Exercise brief:
Print the lines starting at the line containing "Rebuild this diagram" and ending at the line containing "minimum width=39pt, minimum", exactly and in full, without the pictures.

Data shown:
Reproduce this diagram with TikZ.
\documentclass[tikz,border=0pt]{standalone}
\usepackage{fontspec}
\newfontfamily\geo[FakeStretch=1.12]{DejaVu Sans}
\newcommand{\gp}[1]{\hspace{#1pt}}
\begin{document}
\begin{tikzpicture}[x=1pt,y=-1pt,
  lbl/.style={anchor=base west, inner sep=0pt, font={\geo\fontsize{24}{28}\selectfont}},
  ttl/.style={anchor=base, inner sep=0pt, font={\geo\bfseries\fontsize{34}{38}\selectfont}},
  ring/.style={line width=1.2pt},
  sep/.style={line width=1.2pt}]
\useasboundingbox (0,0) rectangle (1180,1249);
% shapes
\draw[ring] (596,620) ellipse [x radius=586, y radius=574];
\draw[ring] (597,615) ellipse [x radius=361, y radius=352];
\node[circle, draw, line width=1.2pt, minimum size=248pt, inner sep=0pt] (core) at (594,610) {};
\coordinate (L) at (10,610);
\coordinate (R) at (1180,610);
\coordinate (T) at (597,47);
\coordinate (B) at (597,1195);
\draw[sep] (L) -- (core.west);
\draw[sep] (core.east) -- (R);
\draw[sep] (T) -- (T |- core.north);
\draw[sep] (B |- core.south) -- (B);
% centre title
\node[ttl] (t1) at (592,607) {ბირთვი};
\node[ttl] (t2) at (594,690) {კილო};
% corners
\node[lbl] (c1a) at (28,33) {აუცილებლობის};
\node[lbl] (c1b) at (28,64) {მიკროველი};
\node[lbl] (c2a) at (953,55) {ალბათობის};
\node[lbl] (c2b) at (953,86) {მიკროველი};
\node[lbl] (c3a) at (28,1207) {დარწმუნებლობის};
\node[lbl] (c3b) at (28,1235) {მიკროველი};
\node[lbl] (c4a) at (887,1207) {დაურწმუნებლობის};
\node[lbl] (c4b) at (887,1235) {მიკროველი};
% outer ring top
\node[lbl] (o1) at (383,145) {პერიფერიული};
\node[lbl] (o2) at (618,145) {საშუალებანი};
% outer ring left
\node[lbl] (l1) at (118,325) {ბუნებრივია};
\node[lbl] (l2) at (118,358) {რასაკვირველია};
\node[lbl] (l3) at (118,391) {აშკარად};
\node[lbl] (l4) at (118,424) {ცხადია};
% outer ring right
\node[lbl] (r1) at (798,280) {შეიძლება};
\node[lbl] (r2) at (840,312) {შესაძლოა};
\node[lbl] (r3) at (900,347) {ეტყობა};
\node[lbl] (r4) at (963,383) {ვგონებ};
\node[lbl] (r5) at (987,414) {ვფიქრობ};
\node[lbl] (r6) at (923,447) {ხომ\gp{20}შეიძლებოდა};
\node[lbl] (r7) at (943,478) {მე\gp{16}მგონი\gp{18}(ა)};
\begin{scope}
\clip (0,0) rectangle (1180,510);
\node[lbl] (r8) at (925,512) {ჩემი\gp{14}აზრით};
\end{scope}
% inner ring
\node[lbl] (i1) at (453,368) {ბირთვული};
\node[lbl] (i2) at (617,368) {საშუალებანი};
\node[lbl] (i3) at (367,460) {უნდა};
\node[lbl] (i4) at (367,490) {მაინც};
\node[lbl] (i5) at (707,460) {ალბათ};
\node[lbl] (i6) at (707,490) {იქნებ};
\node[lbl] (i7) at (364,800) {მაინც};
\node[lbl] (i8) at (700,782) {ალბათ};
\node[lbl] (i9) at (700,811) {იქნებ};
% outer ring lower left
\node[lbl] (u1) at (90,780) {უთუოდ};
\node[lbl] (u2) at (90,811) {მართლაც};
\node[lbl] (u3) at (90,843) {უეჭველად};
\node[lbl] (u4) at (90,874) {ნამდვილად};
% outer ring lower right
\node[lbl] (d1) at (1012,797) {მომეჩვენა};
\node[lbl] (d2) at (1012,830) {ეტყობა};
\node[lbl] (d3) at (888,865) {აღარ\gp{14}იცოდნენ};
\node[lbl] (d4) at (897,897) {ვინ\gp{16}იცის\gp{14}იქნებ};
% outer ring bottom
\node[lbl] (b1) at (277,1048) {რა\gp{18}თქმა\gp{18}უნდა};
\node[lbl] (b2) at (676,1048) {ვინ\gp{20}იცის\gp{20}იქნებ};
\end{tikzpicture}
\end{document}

---

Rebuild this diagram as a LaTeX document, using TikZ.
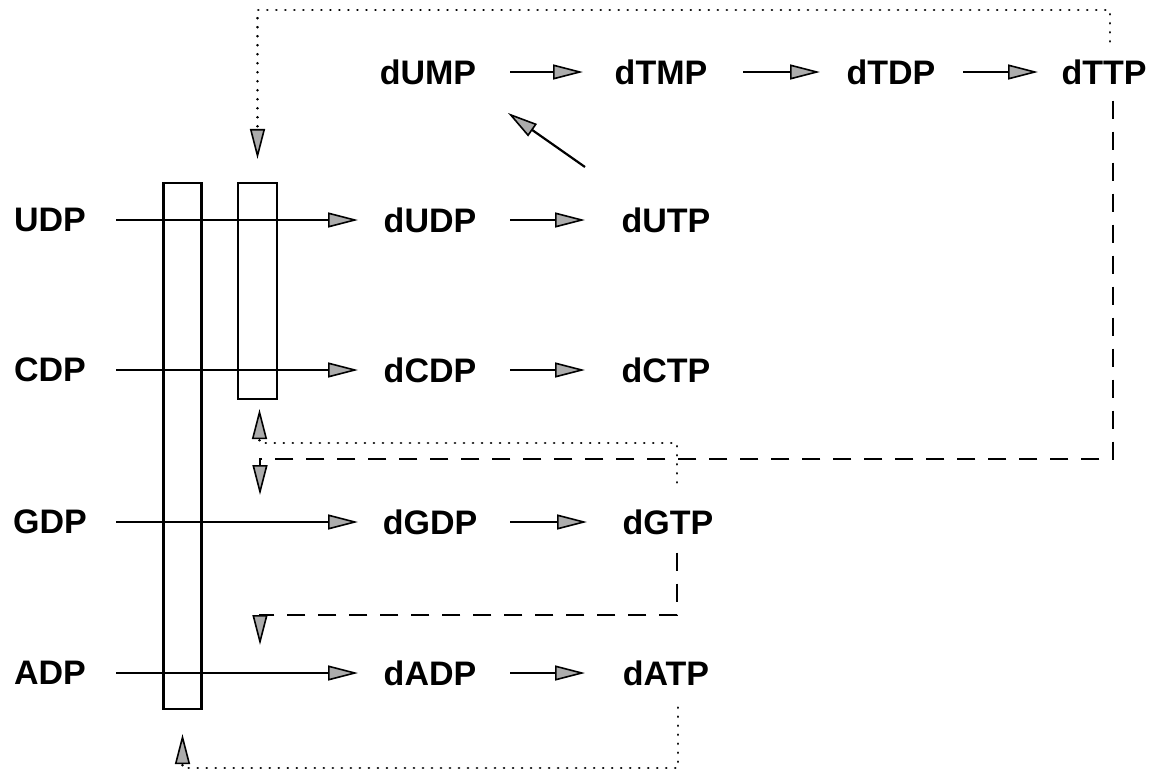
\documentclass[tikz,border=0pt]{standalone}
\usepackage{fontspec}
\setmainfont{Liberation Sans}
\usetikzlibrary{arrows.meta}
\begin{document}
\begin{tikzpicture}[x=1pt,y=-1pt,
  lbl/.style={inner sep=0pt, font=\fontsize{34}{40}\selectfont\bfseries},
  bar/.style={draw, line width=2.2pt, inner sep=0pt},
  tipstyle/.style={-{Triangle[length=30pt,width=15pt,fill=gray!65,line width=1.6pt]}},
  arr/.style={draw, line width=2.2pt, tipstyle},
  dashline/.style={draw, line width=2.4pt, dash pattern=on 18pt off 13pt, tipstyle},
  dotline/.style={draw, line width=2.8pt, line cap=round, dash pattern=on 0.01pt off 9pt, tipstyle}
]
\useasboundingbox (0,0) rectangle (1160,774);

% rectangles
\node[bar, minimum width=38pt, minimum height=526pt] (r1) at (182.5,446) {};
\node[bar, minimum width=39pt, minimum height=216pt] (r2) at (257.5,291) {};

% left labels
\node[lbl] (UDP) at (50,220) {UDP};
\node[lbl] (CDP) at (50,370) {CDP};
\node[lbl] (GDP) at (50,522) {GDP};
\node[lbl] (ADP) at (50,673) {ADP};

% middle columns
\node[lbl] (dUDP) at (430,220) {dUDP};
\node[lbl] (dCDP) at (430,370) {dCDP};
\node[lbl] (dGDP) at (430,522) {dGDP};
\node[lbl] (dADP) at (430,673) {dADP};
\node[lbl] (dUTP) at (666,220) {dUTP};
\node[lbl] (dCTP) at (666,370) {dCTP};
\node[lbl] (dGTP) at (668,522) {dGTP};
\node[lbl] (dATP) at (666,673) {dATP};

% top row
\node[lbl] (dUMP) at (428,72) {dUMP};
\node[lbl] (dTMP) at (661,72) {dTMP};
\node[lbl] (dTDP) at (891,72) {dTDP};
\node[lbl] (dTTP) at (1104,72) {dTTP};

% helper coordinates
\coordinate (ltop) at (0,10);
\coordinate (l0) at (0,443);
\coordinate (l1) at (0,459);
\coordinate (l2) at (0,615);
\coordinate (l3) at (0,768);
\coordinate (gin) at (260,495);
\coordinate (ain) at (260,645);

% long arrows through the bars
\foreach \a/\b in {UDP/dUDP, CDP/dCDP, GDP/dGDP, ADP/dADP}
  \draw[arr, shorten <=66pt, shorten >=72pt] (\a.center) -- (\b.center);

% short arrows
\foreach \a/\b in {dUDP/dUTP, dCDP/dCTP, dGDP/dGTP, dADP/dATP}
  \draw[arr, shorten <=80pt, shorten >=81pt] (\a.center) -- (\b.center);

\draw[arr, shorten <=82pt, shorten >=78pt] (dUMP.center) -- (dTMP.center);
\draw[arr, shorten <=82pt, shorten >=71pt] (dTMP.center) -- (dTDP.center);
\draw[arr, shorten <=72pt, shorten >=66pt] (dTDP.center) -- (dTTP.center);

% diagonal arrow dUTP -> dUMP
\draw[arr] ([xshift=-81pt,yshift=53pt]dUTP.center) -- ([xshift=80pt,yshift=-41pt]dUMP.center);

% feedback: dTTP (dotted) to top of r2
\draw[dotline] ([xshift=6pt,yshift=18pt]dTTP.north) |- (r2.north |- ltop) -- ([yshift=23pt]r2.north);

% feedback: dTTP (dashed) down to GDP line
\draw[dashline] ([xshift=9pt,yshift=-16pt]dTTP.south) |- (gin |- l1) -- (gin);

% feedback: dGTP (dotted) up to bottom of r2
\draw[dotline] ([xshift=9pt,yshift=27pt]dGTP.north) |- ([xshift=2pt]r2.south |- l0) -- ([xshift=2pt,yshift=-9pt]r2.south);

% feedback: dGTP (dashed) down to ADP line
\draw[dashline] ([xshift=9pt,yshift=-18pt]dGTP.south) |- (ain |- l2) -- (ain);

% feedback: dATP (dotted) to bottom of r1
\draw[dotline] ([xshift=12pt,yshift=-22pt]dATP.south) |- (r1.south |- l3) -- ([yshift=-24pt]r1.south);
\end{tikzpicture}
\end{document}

* * *

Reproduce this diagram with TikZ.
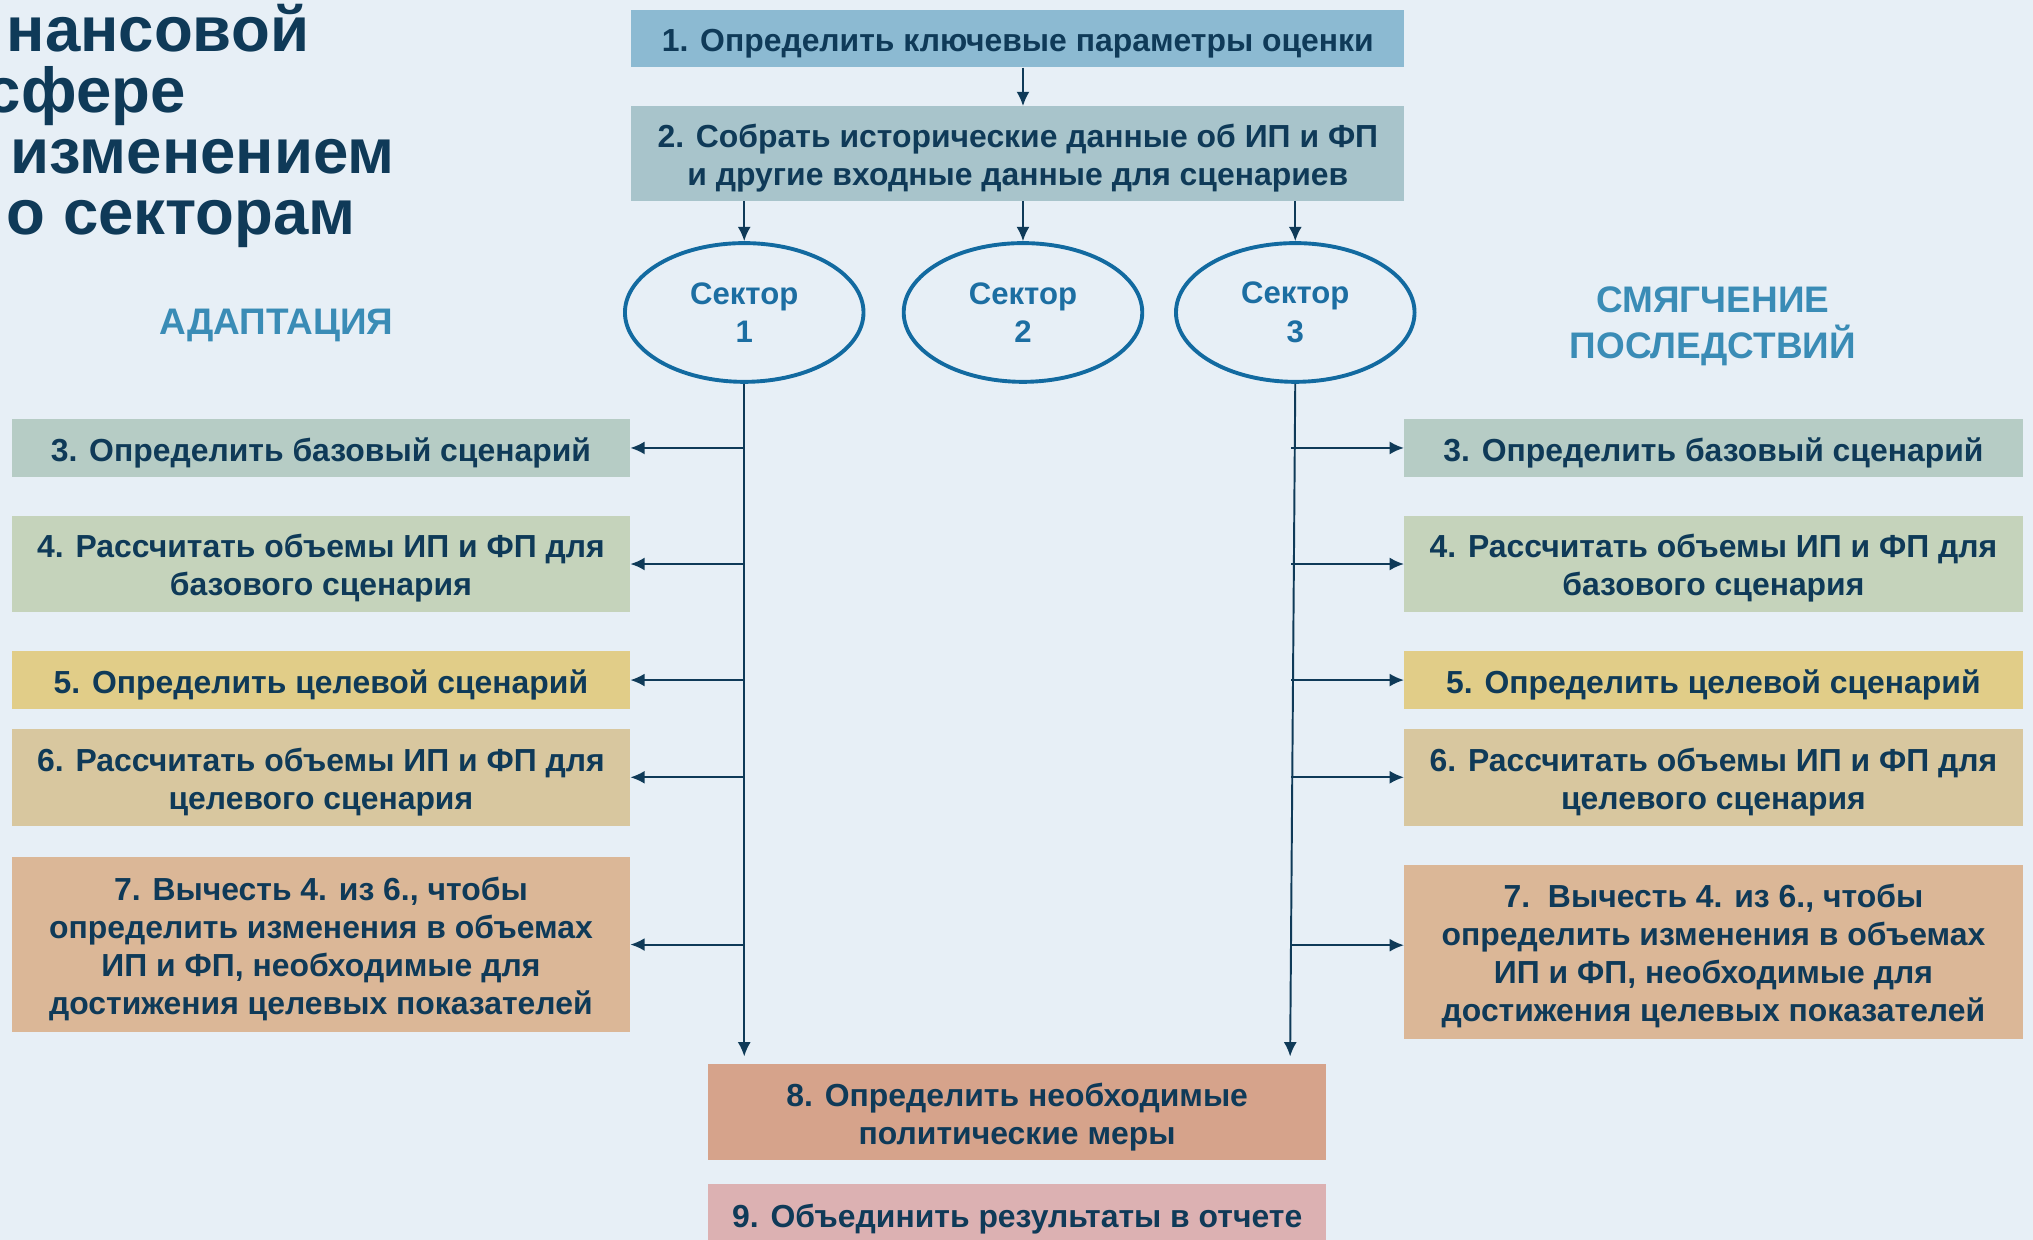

Expected output:
Rebuild this diagram as a LaTeX document, using TikZ.
\documentclass[tikz,border=0pt]{standalone}
\usepackage{fontspec}
\setmainfont{Liberation Sans}
\usetikzlibrary{arrows.meta}
\begin{document}
\begin{tikzpicture}[x=1pt,y=-1pt,
  lbl/.style={inner sep=0pt, font=\fontsize{34}{40}\selectfont\bfseries},
  bar/.style={draw, line width=2.2pt, inner sep=0pt},
  tipstyle/.style={-{Triangle[length=30pt,width=15pt,fill=gray!65,line width=1.6pt]}},
  arr/.style={draw, line width=2.2pt, tipstyle},
  dashline/.style={draw, line width=2.4pt, dash pattern=on 18pt off 13pt, tipstyle},
  dotline/.style={draw, line width=2.8pt, line cap=round, dash pattern=on 0.01pt off 9pt, tipstyle}
]
\useasboundingbox (0,0) rectangle (1160,774);

% rectangles
\node[bar, minimum width=38pt, minimum height=526pt] (r1) at (182.5,446) {};
\node[bar, minimum width=39pt, minimum height=216pt] (r2) at (257.5,291) {};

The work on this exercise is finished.